MECHANICSVILLE, Va.—Benjamin was a twelfth century Jewish scholar from the town of Tudela in Navarre, in what is now Spain.
In 1165, Benjamin set off on a journey across the Iberian Peninsula across southern Europe in to Asia Minor, the Levant, Persia, Arabia, and Egypt.
No one is completely sure why Benjamin undertook the journey. It may have been out of a desire to make trade connections with other communities along the way. He may have been wanting to reach out to Jewish communities increasingly fragmented by the strife of the Crusades. Or he may have wanted to identify places where other traveling Jews could find sanctuary on their journey.
Whatever the motive, the Itinerary of Benjamin of Tudela is an amazing catalog of twelfth century Jewish communities, giving numbers of Jews in each as well as naming the leaders within those groups. For example, he says of the Greek city of Thebes:
“From Thebes it is a day’s journey to Egripo , which is a large city upon the sea-coast, where merchants come from every quarter. About 200 Jews live there, at their head being R. Elijah Psalteri, r. Emanuel, and R. Caleb. (Benjamin of Tudela 1840, 8).”
Unless you have a strong interest in a census of medieval Jewish communities, this is not terribly interesting. But Benjamin relayed a lot of other detail about the places he saw.

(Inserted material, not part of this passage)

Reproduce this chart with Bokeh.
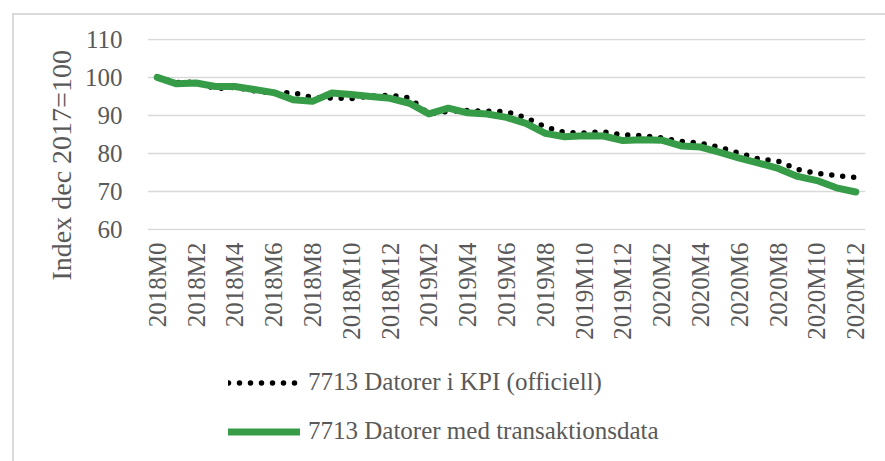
import math
from bokeh.plotting import figure
from bokeh.layouts import column
from bokeh.models import Range1d, FixedTicker, Legend, LegendItem, Title, Div
from bokeh.embed import file_html
from bokeh.resources import INLINE

categories = [
    "2018M0", "2018M1", "2018M2", "2018M3", "2018M4", "2018M5", "2018M6",
    "2018M7", "2018M8", "2018M9", "2018M10", "2018M11", "2018M12",
    "2019M1", "2019M2", "2019M3", "2019M4", "2019M5", "2019M6",
    "2019M7", "2019M8", "2019M9", "2019M10", "2019M11", "2019M12",
    "2020M1", "2020M2", "2020M3", "2020M4", "2020M5", "2020M6",
    "2020M7", "2020M8", "2020M9", "2020M10", "2020M11", "2020M12",
]

kpi_official = [
    100.0, 98.6, 98.8, 97.0, 97.4, 96.5, 95.9, 96.0, 94.7, 94.6, 94.4, 95.1, 95.3,
    94.6, 90.4, 91.1, 91.3, 91.1, 91.0, 89.4, 87.0, 85.5, 85.4, 85.7, 84.9,
    84.7, 84.1, 83.2, 82.7, 81.6, 80.1, 78.6, 78.0, 75.8, 74.8, 74.2, 73.7,
]

transaction_data = [
    100.0, 98.3, 98.5, 97.6, 97.6, 96.8, 96.0, 94.1, 93.7, 95.9, 95.5, 95.0, 94.5,
    93.2, 90.4, 91.9, 90.7, 90.4, 89.5, 87.9, 85.3, 84.4, 84.7, 84.6, 83.4,
    83.6, 83.5, 82.0, 81.7, 80.3, 78.8, 77.5, 76.1, 74.0, 72.9, 71.0, 69.9,
]

y_ticks = [60, 70, 80, 90, 100, 110]
x_tick_positions = list(range(0, len(categories), 2))

series_names = [
    "7713 Datorer i KPI (officiell)",
    "7713 Datorer med transaktionsdata",
]
y_title = "Index dec 2017=100"

FONT = "Liberation Serif"
TEXT = "#595959"
GRID = "#d9d9d9"
GREEN = "#379c47"

KPI_STYLE = dict(line_color="black", line_width=5.5, line_dash="0 11",
                 line_cap="round", line_join="round")
TRANS_STYLE = dict(line_color=GREEN, line_width=7, line_cap="round",
                   line_join="round")

x = list(range(len(categories)))

# ---- main chart ----
p = figure(
    width=877, height=345, output_backend="svg", toolbar_location=None,
    x_range=Range1d(-0.5, len(categories) - 0.5),
    y_range=Range1d(59.8, 110.2),
    min_border_left=147, min_border_right=12, min_border_top=38,
    min_border_bottom=115,
)
p.outline_line_color = None
p.background_fill_color = "white"
p.border_fill_color = "white"

p.xgrid.grid_line_color = None
p.ygrid.grid_line_color = GRID
p.ygrid.grid_line_width = 1.5

p.yaxis.ticker = FixedTicker(ticks=y_ticks)
p.xaxis.ticker = FixedTicker(ticks=x_tick_positions)
p.xaxis.major_label_overrides = {i: categories[i] for i in x_tick_positions}
p.xaxis.major_label_orientation = math.pi / 2

for ax in (p.xaxis[0], p.yaxis[0]):
    ax.axis_line_color = None
    ax.major_tick_line_color = None
    ax.minor_tick_line_color = None
    ax.major_tick_out = 0
    ax.major_tick_in = 0
    ax.minor_tick_out = 0
    ax.major_label_text_font = FONT
    ax.major_label_text_font_size = "25px"
    ax.major_label_text_color = TEXT
p.yaxis.major_label_standoff = 25
p.xaxis.major_label_standoff = 12

p.add_layout(Title(text=y_title, align="left", offset=-50, text_font=FONT,
                   text_font_size="28px", text_color=TEXT,
                   text_font_style="normal"), "left")

p.line(x, kpi_official, **KPI_STYLE)
p.line(x, transaction_data, **TRANS_STYLE)

# ---- legend strip (same series, drawn outside its view; only legend visible) ----
q = figure(
    width=877, height=108, output_backend="svg", toolbar_location=None,
    x_range=Range1d(1000, 1001), y_range=Range1d(1000, 1001),
    x_axis_type=None, y_axis_type=None,
    min_border_left=0, min_border_right=0, min_border_top=0, min_border_bottom=0,
)
q.outline_line_color = None
q.xgrid.grid_line_color = None
q.ygrid.grid_line_color = None
q1 = q.line(x, kpi_official, **KPI_STYLE)
q2 = q.line(x, transaction_data, **TRANS_STYLE)

legend = Legend(
    items=[LegendItem(label=series_names[0], renderers=[q1]),
           LegendItem(label=series_names[1], renderers=[q2])],
    orientation="vertical", location=(81, 8),
    padding=0, margin=0, spacing=21,
    glyph_width=72, glyph_height=25, label_height=25,
    label_standoff=8,
    label_text_font=FONT, label_text_font_size="25px", label_text_color=TEXT,
    border_line_color=None, background_fill_alpha=0,
)
q.add_layout(legend, "center")

# chart-area border (only its top and left edges are inside the window)
frame_border = Div(
    text="", width=877, height=451,
    styles={"position": "absolute", "left": "7px", "top": "8px",
            "border-left": "2px solid #d9d9d9", "border-top": "2px solid #d9d9d9",
            "pointer-events": "none", "z-index": "10"},
)

layout = column(p, q, frame_border, spacing=0)
open("out.html", "w").write(file_html(layout, INLINE))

“A three days’ voyage brings one to Abydos, which is upon an arm of the sea which flows between the mountains, and after a five days’ journey the great town of Constantinople is reached. It is the capital of the whole land of Javan, which is called Greece. Here is the residence of the King Emanuel the Emperor. … The circumference of the city of Constantinople is eighteen miles; half of it is surrounded by the sea, and half by land, and it is situated upon two arms of the sea, one coming from the sea of Russia, and one from the sea of Sepharad.
All sorts of merchants come here from the land of Babylon, from the land of Shinar, from Persia, Media, and all the sovereignty of the land of Egypt, from the land of Canaan, and the empire of Russia, from Hungaria, Patzinakia, Khazaria, and the land of Lombardy and Sepharad. It is a busy city, and merchants come to it from every country by sea or land, and there is none like it in the world except Bagdad, the great city of Islam. In Constantinople is the church of Santa Sophia, and the seat of the Pope of the Greeks, since the Greeks do not obey the Pope of Rome. … Close to the walls of the palace is also a place of amusement belonging to the king, which is called the Hippodrome, and every year on the anniversary of the birth of Jesus the king gives a great entertainment there. And in that place men from all the races of the world come before the king and queen with jugglery and without jugglery, and they introduce lions, leopards, bears, and wild asses, and they engage them in combat with one another; and the same thing is done with birds. No entertainment like this is to be found in any other land (9).”
While the Itinerary is dense in terms of information content, and while passages such as the above-cited segment about Constantinople are fascinating, the structure of the Itinerary is repetitive and reading it at times is a chore—as exciting as reading sheets from a nineteenth century U.S. Census.
But, on balance, the price of enduring the repetition is worth the peek the Itinerary offers of the Medieval world.
Benjamin of Tudela. 1907. The Itinerary of Rabbi Benjamin of Tudela. Critical Text, Translation and Commentary by Marcus Nathan Asher. New York: Philipp Feldheim, 1907. Reprinted Gloucester, United Kingdom: Dodo Press.